Выбрать главу

– Чего молчишь? Атаман ты или кто? Отвечай, когда казак спрашивает.

Осадив разбушевавшегося Княжича тяжелым взглядом, тот с горечью, граничащей с отчаянием, ответил:

– Что ты хочешь от меня услышать? Правду? Так она у каждого своя. Твоя – одна, ну а моя совсем другая. Лиха тебе вдоволь довелось хлебнуть, но ты на вольном Дону родился, а потому не знаешь, как на Московии православный христианин над таким же православным умеет измываться. Царь Иван под корень весь мой род извел, а вы с Герасимом меня служить ему зовете. Как приперло государю, так и про разбойников вспомнил. А где он раньше был, чего думал, когда лучших воинов земли русской своим псам на растерзанье отдавал?

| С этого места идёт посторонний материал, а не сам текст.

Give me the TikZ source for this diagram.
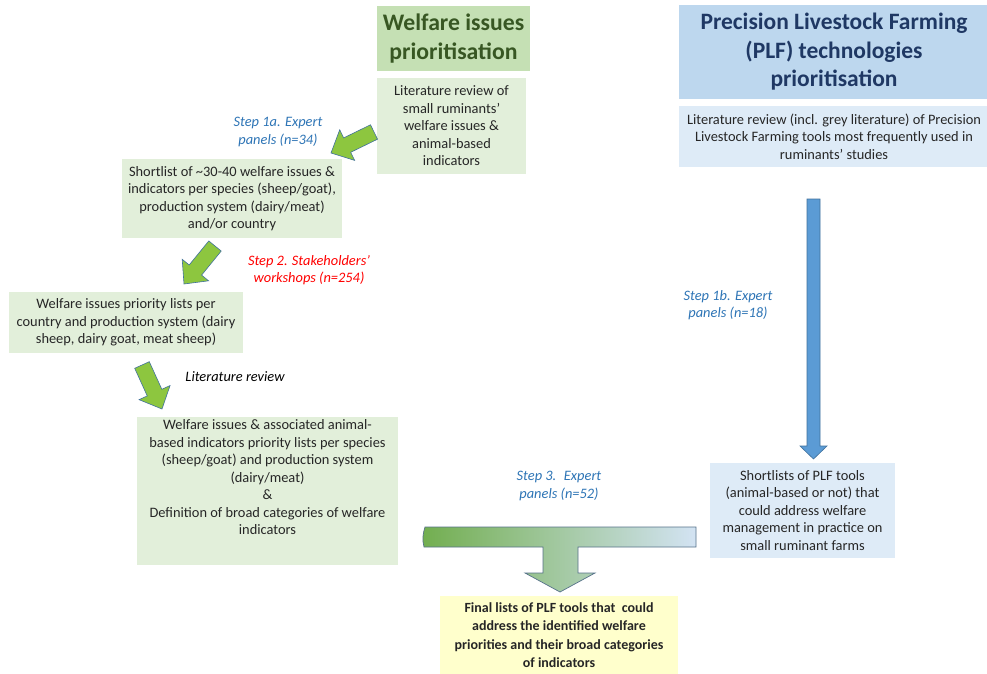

Малость успокоившись, Кольцо продолжил:

– Так что мне, в отличие от тебя, прежде чем в царево войско пойти, крепко надо подумать, – и совсем уже подружески добавил: – Сходим завтра, поглядим на князя, тогда и порешим, как быть. Ведь даже неизвестно, с чем царев посланник прибыл. Так чего же попусту болтать да горячиться, а то ведь эдак и до драки дело дойдет, нам с тобою только этого недоставало.

Пораженный своеобразной правотой его слов, Ванька сразу протрезвел:

– Не серчай, я ж о жизни твоей прежней не знаю ничего. Давай лучше выпьем, а то без выпивки в таких делах сам черт не разберется.

Когда выпили еще по кружке, побратимы принялись устраиваться на ночлег. Развалившись на пушистом персидском ковре, Кольцо насмешливо промолвил:

– Одну промашку мы, Иван, уже допустили, девок наших зря Герасиму отдали.

18

Не в пример своим предкам героическим, что служили самому святому князю Дмитрию Донскому, Дмитрий Михайлович Новосильцев воином не был. С детства робкий да болезненный не имел он склонности к ратным делам, но незаурядный ум, умение подчинять ему душевные порывы и талант к языкознанию позволили ему найти себя на посольском поприще. Много пользы принес царю и отечеству посол Московский, отстаивая интересы государства русского пред властелинами иных держав. Нелегка была та служба и опасна, вполне сравнима с воинской.

Как ни чудно, но не в родных краях, а на туретчине довелось князь Дмитрию свести знакомство с казаками. Он, конечно же, и раньше слышал о вольных воинах, но считал станичников обычными разбойниками, которых много по просторам Руси-матушки бродило. Приключилось это в первый год пребывания Новосильцева в Стамбуле. Сначала слух прошел о том, что малороссы на побережье высадились, что между ними и султанским войском произошло сражение, а затем с десяток пленников в тюрьму стамбульскую доставили для свершения казни. Движимый обычным любопытством, князь, не пожалев немалых денег на подкуп стражи, проник в темницу. Очень уж хотелось поглядеть ему на этих людей, родных по вере православной, но вовсе незнакомых.

Больше всех понравился посланцу царскому их вожак. В отличие от бритоголовых собратьев малороссов, атаман своею статью очень походил на московита, а оказался донским казаком. Несмотря на раны тяжкие, в общем-то смертельные – аж две пули угодили в живот, находился он в рассудке здравом, и разговор с ним князь запомнил на всю жизнь.

Как выяснилось, турки-то свою победу сильно приукрасили, а верней сказать, никакой победы вовсе не было. Огнем и мечом прошли казаки по прибрежным турецким городкам, многих христиан из плену вызволили, а когда султан на них все войско двинул, отбились, да обратно за море ушли. Лишь сотня смельчаков, что осталась прикрывать отход товарищей, почти напрочь была истреблена. В плен попали только тяжко раненые, которых добивать сам султанский визирь запретил, чтоб было на кого гнев повелителя направить и тем самым свою шею от удавки палача сберечь. На прощание Новосильцев спросил у атамана, в глазах которого, впрочем, как и всех его товарищей, не было и тени страха:

– Не страшно вам, православные, смерть ведь лютая вас ждет впереди? Это не Московия, турки головы редко секут, все больше на кол сажают да кожу живьем дерут.

Атаман взглянул на князя Дмитрия, как на малое дитя иль на убогого, и проникновенно вымолвил:

– Ступай-ка ты, почтенный, с миром восвояси. Не понять тебе казачьей души. Что нам земные муки, перетерпим как-нибудь, мы народ, к страданиям привычный. Только смерти лучше нашей не бывает. Не корысти ради и даже не по разбойной лихости отправимся на божий суд, а за друзей своих и веру. Не знаю, как на том, но на этом свете нет славнее подвига, чем жизнь отдать за други своя.